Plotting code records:

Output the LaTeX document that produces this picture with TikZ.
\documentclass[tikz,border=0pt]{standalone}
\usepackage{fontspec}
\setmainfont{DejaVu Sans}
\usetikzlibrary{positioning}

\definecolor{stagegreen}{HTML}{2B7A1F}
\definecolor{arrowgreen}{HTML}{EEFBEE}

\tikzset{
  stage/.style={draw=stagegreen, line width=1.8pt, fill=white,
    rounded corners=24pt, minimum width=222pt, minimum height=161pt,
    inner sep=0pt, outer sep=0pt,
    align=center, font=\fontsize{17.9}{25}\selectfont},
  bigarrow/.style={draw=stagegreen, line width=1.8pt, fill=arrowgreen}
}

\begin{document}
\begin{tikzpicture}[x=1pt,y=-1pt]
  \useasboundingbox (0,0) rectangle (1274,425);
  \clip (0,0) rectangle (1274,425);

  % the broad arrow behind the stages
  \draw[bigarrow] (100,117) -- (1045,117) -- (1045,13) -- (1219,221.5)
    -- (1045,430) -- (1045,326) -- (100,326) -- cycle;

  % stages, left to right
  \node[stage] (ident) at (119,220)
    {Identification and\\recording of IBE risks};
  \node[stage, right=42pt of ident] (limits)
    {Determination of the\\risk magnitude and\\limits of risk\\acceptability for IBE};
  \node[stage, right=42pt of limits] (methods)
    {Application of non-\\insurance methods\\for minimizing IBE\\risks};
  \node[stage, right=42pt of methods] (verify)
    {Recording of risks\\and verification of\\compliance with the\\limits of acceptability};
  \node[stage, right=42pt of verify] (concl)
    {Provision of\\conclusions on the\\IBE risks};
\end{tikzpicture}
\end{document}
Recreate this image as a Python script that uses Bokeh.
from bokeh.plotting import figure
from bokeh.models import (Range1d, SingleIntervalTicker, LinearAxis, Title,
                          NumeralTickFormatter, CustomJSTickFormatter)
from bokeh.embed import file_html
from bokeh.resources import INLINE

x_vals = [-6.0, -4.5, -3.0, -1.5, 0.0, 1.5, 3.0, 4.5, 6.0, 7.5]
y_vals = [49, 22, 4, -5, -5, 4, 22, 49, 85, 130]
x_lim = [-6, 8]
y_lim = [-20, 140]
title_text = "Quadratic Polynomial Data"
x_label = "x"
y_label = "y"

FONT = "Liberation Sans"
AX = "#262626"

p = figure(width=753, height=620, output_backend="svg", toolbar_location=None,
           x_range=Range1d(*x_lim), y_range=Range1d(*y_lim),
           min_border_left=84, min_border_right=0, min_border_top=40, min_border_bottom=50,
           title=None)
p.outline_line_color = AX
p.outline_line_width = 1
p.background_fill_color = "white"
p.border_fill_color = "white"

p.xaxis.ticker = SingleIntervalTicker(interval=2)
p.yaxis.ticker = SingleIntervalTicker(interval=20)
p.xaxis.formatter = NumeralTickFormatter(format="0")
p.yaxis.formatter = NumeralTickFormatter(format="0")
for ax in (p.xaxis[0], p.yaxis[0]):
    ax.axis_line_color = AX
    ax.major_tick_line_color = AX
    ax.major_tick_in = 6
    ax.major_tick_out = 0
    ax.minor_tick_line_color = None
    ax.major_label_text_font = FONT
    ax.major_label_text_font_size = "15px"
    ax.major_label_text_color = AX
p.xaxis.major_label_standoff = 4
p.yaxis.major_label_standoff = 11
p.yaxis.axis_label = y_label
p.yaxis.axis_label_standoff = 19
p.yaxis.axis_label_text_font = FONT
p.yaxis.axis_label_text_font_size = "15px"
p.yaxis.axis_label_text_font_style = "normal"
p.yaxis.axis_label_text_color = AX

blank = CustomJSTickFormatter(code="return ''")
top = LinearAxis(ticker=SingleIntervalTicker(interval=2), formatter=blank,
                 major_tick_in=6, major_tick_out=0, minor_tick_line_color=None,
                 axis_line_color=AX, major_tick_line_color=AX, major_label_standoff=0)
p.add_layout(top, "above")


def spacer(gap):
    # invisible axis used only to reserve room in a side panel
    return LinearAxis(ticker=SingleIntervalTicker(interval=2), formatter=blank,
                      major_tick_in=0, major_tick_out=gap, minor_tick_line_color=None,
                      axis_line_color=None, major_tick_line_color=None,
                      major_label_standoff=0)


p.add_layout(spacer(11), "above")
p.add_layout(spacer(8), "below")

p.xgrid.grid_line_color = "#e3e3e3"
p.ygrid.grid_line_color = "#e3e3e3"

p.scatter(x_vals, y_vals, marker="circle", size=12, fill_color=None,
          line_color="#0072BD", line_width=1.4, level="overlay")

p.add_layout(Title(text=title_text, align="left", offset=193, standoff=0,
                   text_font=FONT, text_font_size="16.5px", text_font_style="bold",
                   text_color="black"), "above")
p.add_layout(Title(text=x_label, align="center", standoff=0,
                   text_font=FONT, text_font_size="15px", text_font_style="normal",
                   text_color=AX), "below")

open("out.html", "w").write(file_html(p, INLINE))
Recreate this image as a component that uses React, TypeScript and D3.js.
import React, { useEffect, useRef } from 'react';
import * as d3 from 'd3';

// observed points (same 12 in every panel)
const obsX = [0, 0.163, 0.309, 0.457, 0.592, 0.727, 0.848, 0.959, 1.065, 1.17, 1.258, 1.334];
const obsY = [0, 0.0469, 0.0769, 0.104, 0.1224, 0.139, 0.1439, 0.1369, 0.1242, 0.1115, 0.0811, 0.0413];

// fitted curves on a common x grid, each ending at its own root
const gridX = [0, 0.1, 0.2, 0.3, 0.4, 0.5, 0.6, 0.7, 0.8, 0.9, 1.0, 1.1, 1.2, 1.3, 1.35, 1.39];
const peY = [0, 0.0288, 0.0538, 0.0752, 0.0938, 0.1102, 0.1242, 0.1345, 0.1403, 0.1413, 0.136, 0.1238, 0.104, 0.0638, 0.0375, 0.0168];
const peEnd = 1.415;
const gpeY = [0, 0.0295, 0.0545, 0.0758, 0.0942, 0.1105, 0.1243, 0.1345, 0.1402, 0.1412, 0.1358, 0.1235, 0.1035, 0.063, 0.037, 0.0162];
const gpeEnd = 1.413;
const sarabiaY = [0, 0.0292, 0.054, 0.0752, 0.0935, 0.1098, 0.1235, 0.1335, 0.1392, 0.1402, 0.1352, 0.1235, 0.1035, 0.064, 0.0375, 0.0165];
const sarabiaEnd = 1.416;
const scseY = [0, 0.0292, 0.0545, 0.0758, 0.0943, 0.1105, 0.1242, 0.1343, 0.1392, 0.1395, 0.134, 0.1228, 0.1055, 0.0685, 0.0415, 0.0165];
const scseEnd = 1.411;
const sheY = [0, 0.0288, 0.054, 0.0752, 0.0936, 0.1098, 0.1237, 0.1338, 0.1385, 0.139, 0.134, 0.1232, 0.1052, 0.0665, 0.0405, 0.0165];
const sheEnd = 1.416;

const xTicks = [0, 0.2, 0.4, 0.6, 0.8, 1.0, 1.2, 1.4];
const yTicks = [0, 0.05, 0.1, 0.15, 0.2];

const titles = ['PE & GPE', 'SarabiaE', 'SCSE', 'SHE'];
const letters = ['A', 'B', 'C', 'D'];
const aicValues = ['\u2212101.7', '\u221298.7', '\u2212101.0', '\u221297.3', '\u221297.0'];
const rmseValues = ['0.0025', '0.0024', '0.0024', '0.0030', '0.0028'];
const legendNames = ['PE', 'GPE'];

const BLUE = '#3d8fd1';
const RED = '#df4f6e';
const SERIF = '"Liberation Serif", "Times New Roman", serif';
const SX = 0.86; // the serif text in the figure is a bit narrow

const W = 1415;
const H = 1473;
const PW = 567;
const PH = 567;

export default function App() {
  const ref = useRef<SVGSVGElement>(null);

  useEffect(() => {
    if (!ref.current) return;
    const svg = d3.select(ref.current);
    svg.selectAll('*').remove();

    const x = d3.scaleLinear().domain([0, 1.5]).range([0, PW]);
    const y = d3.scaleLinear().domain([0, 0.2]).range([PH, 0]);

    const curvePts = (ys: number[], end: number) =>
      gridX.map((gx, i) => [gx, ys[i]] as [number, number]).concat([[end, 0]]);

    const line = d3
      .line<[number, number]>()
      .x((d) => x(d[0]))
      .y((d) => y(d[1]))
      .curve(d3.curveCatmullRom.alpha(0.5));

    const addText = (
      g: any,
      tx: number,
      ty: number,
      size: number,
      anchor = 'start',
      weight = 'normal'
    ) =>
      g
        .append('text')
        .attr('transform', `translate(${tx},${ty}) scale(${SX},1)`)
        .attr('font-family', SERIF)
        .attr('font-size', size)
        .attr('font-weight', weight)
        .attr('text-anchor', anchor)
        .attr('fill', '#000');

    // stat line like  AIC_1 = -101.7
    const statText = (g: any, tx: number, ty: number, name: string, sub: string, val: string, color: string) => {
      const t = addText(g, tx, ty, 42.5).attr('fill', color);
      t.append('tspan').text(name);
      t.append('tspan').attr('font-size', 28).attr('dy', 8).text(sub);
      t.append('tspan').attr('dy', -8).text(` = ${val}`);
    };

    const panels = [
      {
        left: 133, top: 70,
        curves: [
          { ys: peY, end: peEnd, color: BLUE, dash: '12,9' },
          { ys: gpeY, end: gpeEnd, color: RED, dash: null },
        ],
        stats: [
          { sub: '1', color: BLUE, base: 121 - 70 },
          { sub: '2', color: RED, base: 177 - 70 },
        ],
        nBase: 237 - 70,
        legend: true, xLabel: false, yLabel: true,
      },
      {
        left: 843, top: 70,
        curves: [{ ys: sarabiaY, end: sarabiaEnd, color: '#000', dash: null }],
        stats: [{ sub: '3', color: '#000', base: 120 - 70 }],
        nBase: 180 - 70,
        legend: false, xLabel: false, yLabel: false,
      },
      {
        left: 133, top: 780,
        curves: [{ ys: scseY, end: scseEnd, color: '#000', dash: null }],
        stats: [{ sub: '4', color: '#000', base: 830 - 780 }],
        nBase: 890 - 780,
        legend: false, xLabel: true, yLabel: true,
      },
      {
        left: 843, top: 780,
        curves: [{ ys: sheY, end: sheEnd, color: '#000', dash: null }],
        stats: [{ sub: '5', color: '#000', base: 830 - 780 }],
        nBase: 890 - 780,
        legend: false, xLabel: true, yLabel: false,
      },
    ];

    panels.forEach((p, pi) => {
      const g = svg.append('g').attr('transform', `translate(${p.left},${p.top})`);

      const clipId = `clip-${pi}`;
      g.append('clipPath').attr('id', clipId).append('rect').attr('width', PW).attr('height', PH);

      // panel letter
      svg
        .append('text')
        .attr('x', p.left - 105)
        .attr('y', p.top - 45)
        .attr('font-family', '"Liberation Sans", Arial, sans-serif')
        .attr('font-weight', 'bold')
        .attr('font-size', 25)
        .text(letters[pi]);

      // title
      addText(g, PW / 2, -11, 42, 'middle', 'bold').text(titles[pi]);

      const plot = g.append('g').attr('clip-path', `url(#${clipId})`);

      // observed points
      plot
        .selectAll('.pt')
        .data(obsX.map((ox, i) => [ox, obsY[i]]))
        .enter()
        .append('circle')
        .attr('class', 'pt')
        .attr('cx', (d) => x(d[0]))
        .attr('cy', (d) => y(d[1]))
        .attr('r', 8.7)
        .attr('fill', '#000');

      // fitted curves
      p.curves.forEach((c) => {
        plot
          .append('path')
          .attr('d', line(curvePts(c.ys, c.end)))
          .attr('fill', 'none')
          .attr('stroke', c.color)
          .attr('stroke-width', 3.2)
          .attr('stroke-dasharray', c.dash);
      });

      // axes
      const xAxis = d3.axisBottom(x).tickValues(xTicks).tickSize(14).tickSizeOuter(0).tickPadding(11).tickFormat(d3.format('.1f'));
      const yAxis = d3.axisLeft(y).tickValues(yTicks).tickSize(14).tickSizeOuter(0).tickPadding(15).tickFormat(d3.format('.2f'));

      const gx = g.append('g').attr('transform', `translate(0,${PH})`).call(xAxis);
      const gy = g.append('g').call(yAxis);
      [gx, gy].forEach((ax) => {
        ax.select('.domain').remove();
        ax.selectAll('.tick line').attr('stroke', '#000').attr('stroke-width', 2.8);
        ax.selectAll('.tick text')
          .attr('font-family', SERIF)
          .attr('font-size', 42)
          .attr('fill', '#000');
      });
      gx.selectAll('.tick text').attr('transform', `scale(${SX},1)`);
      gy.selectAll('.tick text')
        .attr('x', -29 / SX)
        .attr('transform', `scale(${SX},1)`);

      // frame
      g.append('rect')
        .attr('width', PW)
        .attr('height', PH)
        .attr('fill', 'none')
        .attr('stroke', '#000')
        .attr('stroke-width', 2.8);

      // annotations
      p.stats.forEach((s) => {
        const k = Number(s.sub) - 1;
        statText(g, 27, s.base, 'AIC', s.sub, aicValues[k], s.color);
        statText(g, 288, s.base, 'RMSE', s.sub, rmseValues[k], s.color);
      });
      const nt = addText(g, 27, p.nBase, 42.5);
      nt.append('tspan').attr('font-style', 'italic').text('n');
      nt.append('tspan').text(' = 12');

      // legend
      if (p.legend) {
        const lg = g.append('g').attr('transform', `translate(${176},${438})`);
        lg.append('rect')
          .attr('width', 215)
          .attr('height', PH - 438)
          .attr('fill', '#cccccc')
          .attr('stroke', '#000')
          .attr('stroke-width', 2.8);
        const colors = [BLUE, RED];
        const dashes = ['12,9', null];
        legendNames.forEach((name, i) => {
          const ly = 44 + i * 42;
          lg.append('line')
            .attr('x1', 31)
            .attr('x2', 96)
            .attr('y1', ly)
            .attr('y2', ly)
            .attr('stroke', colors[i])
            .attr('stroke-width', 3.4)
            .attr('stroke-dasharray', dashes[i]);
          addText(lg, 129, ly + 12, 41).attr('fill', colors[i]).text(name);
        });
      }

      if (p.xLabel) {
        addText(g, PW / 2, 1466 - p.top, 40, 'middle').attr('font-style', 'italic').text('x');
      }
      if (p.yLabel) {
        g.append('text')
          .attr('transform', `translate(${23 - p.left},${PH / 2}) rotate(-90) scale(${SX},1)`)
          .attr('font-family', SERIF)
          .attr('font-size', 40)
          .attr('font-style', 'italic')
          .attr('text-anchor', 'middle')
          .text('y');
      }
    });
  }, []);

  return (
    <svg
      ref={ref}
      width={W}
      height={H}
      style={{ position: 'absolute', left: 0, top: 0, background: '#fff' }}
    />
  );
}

Directions for this task: Exactly those lines that run from the line with "Recreate this image as a component" through the line with "0.1115, 0.0811, 0.0413];" are to be reproduced; both end lines belong to the range.

The solution:
Recreate this image as a component that uses React, TypeScript and D3.js.
import React, { useEffect, useRef } from 'react';
import * as d3 from 'd3';

// observed points (same 12 in every panel)
const obsX = [0, 0.163, 0.309, 0.457, 0.592, 0.727, 0.848, 0.959, 1.065, 1.17, 1.258, 1.334];
const obsY = [0, 0.0469, 0.0769, 0.104, 0.1224, 0.139, 0.1439, 0.1369, 0.1242, 0.1115, 0.0811, 0.0413];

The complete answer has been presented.